The less visible turmoil at the IMF is fundamentally harder for the American public to understand even though it reflects similar problems. A Spaniard is being replaced by a Frenchman as head (Managing Director) of the IMF at the end of October. Here the practice from the beginning has been for the Europeans to select the Managing Director. The developing country members of the IMF, however, have become increasingly dissatisfied with this practice to the point where the legitimacy of the IMF has been called into question.

This leadership problem is compounded by a burning controversy about the IMF’s weighted voting system and the composition of its resident board of Executive Directors. The allocation of votes discriminates in favor of slow-growing high-income industrial countries against the fast-growing middle-income emerging market countries like China and India and Brazil. In the Executive Board, the European countries hold a disproportionate share of the seats for historical reasons and have resisted proposals to trim back their representation.

Alongside the legitimacy problem is a festering “relevance” problem. The demand for financing from the IMF dropped sharply in 2003 and the Fund has yet to find a new niche in the hugely dynamic and liquid international financial system now dominated by flows of private capital.

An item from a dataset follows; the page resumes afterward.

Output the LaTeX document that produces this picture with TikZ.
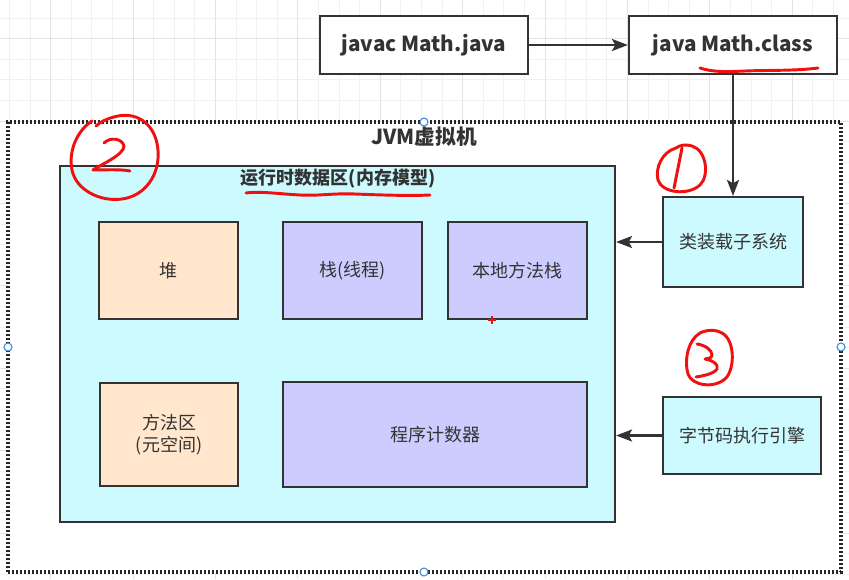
\documentclass[tikz,border=0pt]{standalone}
\usepackage{fontspec}
\setmainfont{Noto Sans CJK SC}
\usetikzlibrary{arrows.meta}
\definecolor{ink}{HTML}{333333}
\definecolor{cyanfill}{HTML}{CCFAFF}
\definecolor{peach}{HTML}{FFE6CC}
\definecolor{lav}{HTML}{CCCCFF}
\definecolor{gridminor}{HTML}{F1F1F1}
\definecolor{gridmajor}{HTML}{E3E3E3}
\definecolor{pen}{HTML}{F01010}
\definecolor{handle}{HTML}{3B8DE0}
\begin{document}
\begin{tikzpicture}[x=0.75pt,y=-0.75pt,
  box/.style={draw=ink,line width=1.6pt,inner sep=0pt,text=ink,
    font=\fontsize{13.5pt}{17pt}\selectfont,align=center},
  topbox/.style={box,fill=white,minimum width=156pt,minimum height=43.5pt,
    font=\fontsize{15.5pt}{18pt}\selectfont\bfseries},
  conn/.style={draw=ink,line width=1.7pt,-{Stealth[length=12pt,width=9pt,inset=2.5pt]}},
  redpen/.style={draw=pen,line width=2.2pt,line cap=round,line join=round},
  handlecirc/.style={draw=handle,fill=white,line width=0.8pt,circle,inner sep=0pt,minimum size=6pt}]
\useasboundingbox (0,0) rectangle (849,579);
\fill[white] (0,0) rectangle (849,579);
% grid
\foreach \i in {0,...,41}{
  \draw[gridminor,line width=0.6pt] (9.3+20.6*\i,0) -- (9.3+20.6*\i,579);}
\foreach \j in {0,...,28}{
  \draw[gridminor,line width=0.6pt] (0,18+20.6*\j) -- (849,18+20.6*\j);}
\foreach \i in {0,...,10}{
  \draw[gridmajor,line width=0.6pt] (50.5+82.4*\i,0) -- (50.5+82.4*\i,579);}
\foreach \j in {0,...,7}{
  \draw[gridmajor,line width=0.6pt] (0,38.6+82.4*\j) -- (849,38.6+82.4*\j);}
% JVM dotted container
\node (jvm) [draw=black!85,fill=white,line width=2.3pt,dash pattern=on 1.6pt off 1.4pt,
  inner sep=0pt,minimum width=624.75pt,minimum height=337.5pt] at (424.5,347) {};
\node (jvmlabel) [text=ink,font=\fontsize{15.5pt}{18pt}\selectfont\bfseries] at (424,137) {JVM虚拟机};
% top boxes
\node (javac) [topbox] at (424,45) {javac Math.java};
\node (java) [topbox] at (733,45) {java Math.class};
% runtime data area
\node (rt) [box,fill=cyanfill,minimum width=416.25pt,minimum height=267pt] at (337.5,344) {};
\node (rtlabel) [text=ink,font=\fontsize{13.5pt}{17pt}\selectfont\bfseries] at (338,179) {运行时数据区(内存模型)};
\node (heap) [box,fill=peach,minimum width=104.25pt,minimum height=72.75pt] at (168.5,270.5) {堆};
\node (stack) [box,fill=lav,minimum width=104.25pt,minimum height=72.75pt] at (352.5,270.5) {栈(线程)};
\node (native) [box,fill=lav,minimum width=104.25pt,minimum height=72.75pt] at (517.5,270.5) {本地方法栈};
\node (method) [box,fill=peach,minimum width=103.5pt,minimum height=77.25pt] at (169,434.5) {方法区\\(元空间)};
\node (pc) [box,fill=lav,minimum width=228pt,minimum height=78.75pt] at (435,434.5) {程序计数器};
% right side
\node (loader) [box,fill=cyanfill,minimum width=105pt,minimum height=67.5pt] at (733,242) {类装载子系统};
\node (engine) [box,fill=cyanfill,minimum width=118.5pt,minimum height=57.75pt] at (742,435.5) {字节码执行引擎};
% connectors
\draw[conn] (javac.east) -- (java.west);
\draw[conn] (java.south) -- (loader.north);
\draw[conn] (loader.west) -- (loader.west -| rt.east);
\draw[conn] (engine.west) -- (engine.west -| rt.east);
% selection handles and cursor mark
\node (h1) [handlecirc] at (424,122) {};
\node (h2) [handlecirc] at (8,347) {};
\node (h3) [handlecirc] at (841,347) {};
\node (h4) [handlecirc] at (424,572) {};
\draw[pen,line width=0.8pt] (488,320) -- (496,320) (492,316) -- (492,324);
% red annotations
\draw[redpen] (700,68) .. controls (712,72) and (725,72) .. (745,71)
  .. controls (770,70) and (795,71) .. (818,68);
\draw[redpen] (246,193) .. controls (260,191) and (280,194) .. (300,195)
  .. controls (320,196) and (335,193) .. (355,194)
  .. controls (380,195) and (410,196) .. (430,195);
% circle 2
\draw[redpen] (92,121) .. controls (78,130) and (68,150) .. (72,170)
  .. controls (76,190) and (100,202) .. (122,199)
  .. controls (145,196) and (160,175) .. (158,150)
  .. controls (156,125) and (138,112) .. (118,116)
  .. controls (108,118) and (100,122) .. (96,126);
\draw[redpen] (104,143) .. controls (110,137) and (122,138) .. (124,146)
  .. controls (124,155) and (100,165) .. (93,170)
  .. controls (105,170) and (120,169) .. (130,171);
% circle 1
\draw[redpen] (676,148) .. controls (662,152) and (655,168) .. (658,180)
  .. controls (662,193) and (688,196) .. (700,185)
  .. controls (710,175) and (706,150) .. (692,146)
  .. controls (686,144) and (680,145) .. (676,148);
\draw[redpen] (682,148) -- (674,188);
% circle 3
\draw[redpen] (700,333) .. controls (688,340) and (684,360) .. (688,374)
  .. controls (692,386) and (715,389) .. (726,378)
  .. controls (735,368) and (735,340) .. (722,333)
  .. controls (715,329) and (706,330) .. (700,333);
\draw[redpen] (697,344) .. controls (705,345) and (712,350) .. (712,355)
  .. controls (712,358) and (708,359) .. (705,359)
  .. controls (712,360) and (719,364) .. (717,369)
  .. controls (714,374) and (702,376) .. (696,377);
\end{tikzpicture}
\end{document}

A daunting political hurdle for both institutions is that the average American has no concept of their fundamentally different roles because they have become so intertwined over the past sixty years. The fact that their headquarters are on facing blocks in Washington, DC, compounds the confusion and has prompted serious proposals to merge them or close one of them down. Either move would represent a great loss for the United States. Restructured to be effective guardians of growth and stability for the next 60 years, they represent part of the multilateral framework required to ensure the future security and prosperity of America.

Here then are some of the big issues that deserve to be debated in the run-up to the election of the next American president in November 2008:

  • How can the heads of the IMF and World Bank be selected to enhance the legitimacy of both institutions without weakening US support for them?
  • To ensure that IMF and World Bank operations are consistent with U.S. objectives, is it necessary for the United States to continue being the only member with a veto power over basic decisions such as amending their charters or increasing their capital?
  • How can the missions of the two institutions be recast to make them more distinct, more effective, and more valued by the American public?
  • Is it necessary, in terms of U.S. interests, that the headquarters of both institutions remain in Washington, DC, or would it be better for the World Bank to move to a country like Spain?

If the next American president comes into office with some degree of bipartisan consensus about fixing the IMF and the World Bank, there is a bright future for these institutions. Otherwise they are likely to drift further into disfavor and irrelevance.